Disentangled Unsupervised Skill Discovery (DUSDi): This method enforces that specific dimensions of the latent skill vector (z) control specific factors of the environment (e.g., one dimension controls speed, another controls steering). It uses a modified MI objective to enforce independence between skill components, hopefully facilitating better compositionality for downstream tasks (Hu et al. 2024) (See paper site).

Internal Reinforcement Learning

Internal Reinforcement Learning rethinks where the hierarchy resides. Traditional HRL separates policies temporally (high-level acts every (k) steps). Kobayashi et al. (2025) proposes that hierarchy can emerge within the internal activations of a single large autoregressive model.

Large Language Models (LLMs) and autoregressive foundation models generate outputs token-by-token. In an RL setting, this “token-level” action space is incredibly dense and long-horizon. A simple task might require generating hundreds of tokens, making credit assignment nearly impossible for sparse rewards.

Instead of a high-level policy outputting a text command or a subgoal coordinate, the authors introduce a meta-controller that intervenes directly in the model’s residual stream.

Mathematical Abstraction: Let (h_t) be the internal hidden state (activation) of the base model at time (t). Normally, (h_{t+1} = f(h_t, x_t)). In Internal RL, a high-level controller generates a latent vector (z) (the “internal action”). The update becomes (h_{t+1} = f(h_t + z, x_t)).

Emergent Hierarchy: The meta-controller is trained to output these (z) vectors to steer the base model. The base model (pretrained on next-token prediction) already contains “temporally abstract” representations in its deeper layers. The meta-controller learns to tap into these.

Compression: The meta-controller does not act at every token step. It acts sparsely, effectively compressing long sequences of token-generation into single “internal decisions.”
Credit Assignment: Because the meta-controller makes fewer decisions (e.g., one decision per 50 tokens), the effective time horizon for the RL algorithm is drastically reduced.

The authors claim that this “Internal RL” allows models to solve sparse-reward tasks (like complex grid worlds or MuJoCo control) that standard token-level RL cannot handle.
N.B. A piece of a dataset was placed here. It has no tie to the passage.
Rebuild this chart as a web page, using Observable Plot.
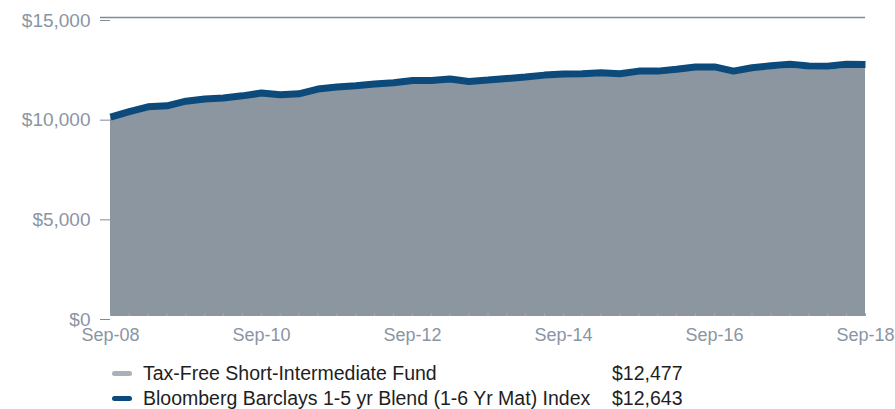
<!DOCTYPE html>
<html>
<head>
<meta charset="utf-8">
<script src="https://cdn.jsdelivr.net/npm/d3@7"></script>
<script src="https://cdn.jsdelivr.net/npm/@observablehq/plot@0.6"></script>
<style>
  body { margin: 0; background: #fff; font-family: "Liberation Sans", Arial, sans-serif; }
  #wrap { position: relative; width: 895px; height: 409px; overflow: hidden; }
  #chart { position: absolute; left: 0; top: 0; }
  #legend { position: absolute; left: 112px; top: 361px; font-size: 19.5px; color: #1e1e1e; }
  .row { position: relative; height: 24.5px; line-height: 25px; white-space: nowrap; }
  .sw { position: absolute; left: 0; top: 10px; width: 20px; height: 5px; border-radius: 2.5px; }
  .lab { position: absolute; left: 31px; }
  .val { position: absolute; left: 500px; }
</style>
</head>
<body>
<div id="wrap">
  <div id="chart"></div>
  <div id="legend"></div>
</div>
<script>
const fundName = "Tax-Free Short-Intermediate Fund";
const indexName = "Bloomberg Barclays 1-5 yr Blend (1-6 Yr Mat) Index";
const fundEnd = "$12,477";
const indexEnd = "$12,643";

// quarterly values, Sep-08 .. Sep-18
const indexValues = [10000,10280,10520,10570,10800,10910,10960,11070,11210,11120,11170,11410,11510,11580,11660,11730,11840,11840,11910,11790,11860,11940,12010,12110,12160,12180,12230,12180,12310,12310,12400,12520,12520,12310,12480,12580,12650,12570,12550,12650,12643];
const fundValues  = [10000,10270,10500,10545,10770,10875,10920,11025,11160,11065,11110,11345,11440,11505,11580,11645,11750,11745,11810,11685,11750,11825,11890,11985,12030,12045,12090,12035,12160,12155,12240,12355,12350,12135,12300,12395,12460,12375,12350,12455,12477];
const yTicks = [0, 5000, 10000, 15000];
const xTickLabels = ["Sep-08","Sep-10","Sep-12","Sep-14","Sep-16","Sep-18"];

const dates = d3.utcMonths(new Date(Date.UTC(2008, 8, 1)), new Date(Date.UTC(2018, 9, 1)), 3);
const data = dates.map((d, i) => ({date: d, fund: fundValues[i], index: indexValues[i]}));
const xTicks = xTickLabels.map(s => new Date(Date.UTC(2000 + +s.slice(4), 8, 1)));
const fmtX = d => xTickLabels[xTicks.findIndex(t => +t === +d)];

const axisColor = "#8a95a4";

const chart = Plot.plot({
  width: 895,
  height: 352,
  marginLeft: 110,
  marginRight: 30,
  marginTop: 17,
  marginBottom: 36,
  style: { fontFamily: "'Liberation Sans', Arial, sans-serif", fontSize: "18px", color: axisColor, background: "#fff", overflow: "visible" },
  x: { type: "utc", domain: [dates[0], dates[dates.length - 1]] },
  y: { domain: [0, 15000] },
  marks: [
    Plot.areaY(data, { x: "date", y: "fund", fill: "#8c96a1" }),
    Plot.ruleX(data, { x: "date", y1: 0, y2: 140, stroke: "#a0a9b3", strokeWidth: 1 }),
    Plot.ruleY([15000], { stroke: "#7f8b99", strokeWidth: 1.3, insetLeft: -10 }),
    Plot.line(data, { x: "date", y: "index", stroke: "#0b4a7b", strokeWidth: 7, strokeLinejoin: "miter", strokeLinecap: "butt" }),
    Plot.axisY({ ticks: yTicks, tickSize: 10, tickPadding: 10, tickFormat: d => "$" + d3.format(",")(d), stroke: "#7f8b99", fill: axisColor, label: null, fontSize: 19, dy: 3 }),
    Plot.axisX({ ticks: xTicks, tickSize: 0, tickPadding: 12, tickFormat: fmtX, fill: axisColor, label: null, fontSize: 18 })
  ]
});
document.getElementById("chart").appendChild(chart);

const legend = document.getElementById("legend");
[[fundName, fundEnd, "#a8b0ba"], [indexName, indexEnd, "#0b4a7b"]].forEach(([n, v, c]) => {
  const r = document.createElement("div");
  r.className = "row";
  r.innerHTML = `<span class="sw" style="background:${c}"></span><span class="lab">${n}</span><span class="val">${v}</span>`;
  legend.appendChild(r);
});
</script>
</body>
</html>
The “actions” (z) are not human-interpretable subgoals but are mathematically effective directions in the high-dimensional activation space of the transformer (Kobayashi et al. 2025)

Integration with Planning

Recent work (Rens 2025) has also integrated HRL with explicit planning algorithms like Monte Carlo Tree Search (MCTS). Hierarchical Goal-Conditioned Policy Planning (HGCPP): This framework uses “High-Level Actions” (HLAs) within MCTS. Instead of planning over primitive actions, the tree search plans over sequences of goal-conditioned policies.

A single “plan-tree” is maintained. Nodes represent states, and edges represent the execution of a policy (\pi(s, g)) until the goal (g) is reached. This combines the sample efficiency of HRL (reusing learned policies) with the strategic lookahead of MCTS, allowing agents to solve tasks requiring specific sequences of subtasks (e.g., “find key” (\to) then “open door”).

Incoming

Hierarchical RL without hierarchies

Zhou and Kao (2025) Flattening Hierarchies

References

Rens. 2025. “Proposing Hierarchical Goal-Conditioned Policy Planning in Multi-Goal Reinforcement Learning:” In Proceedings of the 17th International Conference on Agents and Artificial Intelligence.

Yang, Bai, Guo, et al. 2023. “Behavior Contrastive Learning for Unsupervised Skill Discovery.” In Proceedings of the 40th International Conference on Machine Learning.

Zhang, Lunjun, Yang, and Stadie. 2021. “World Model as a Graph: Learning Latent Landmarks for Planning.” In Proceedings of the 38th International Conference on Machine Learning.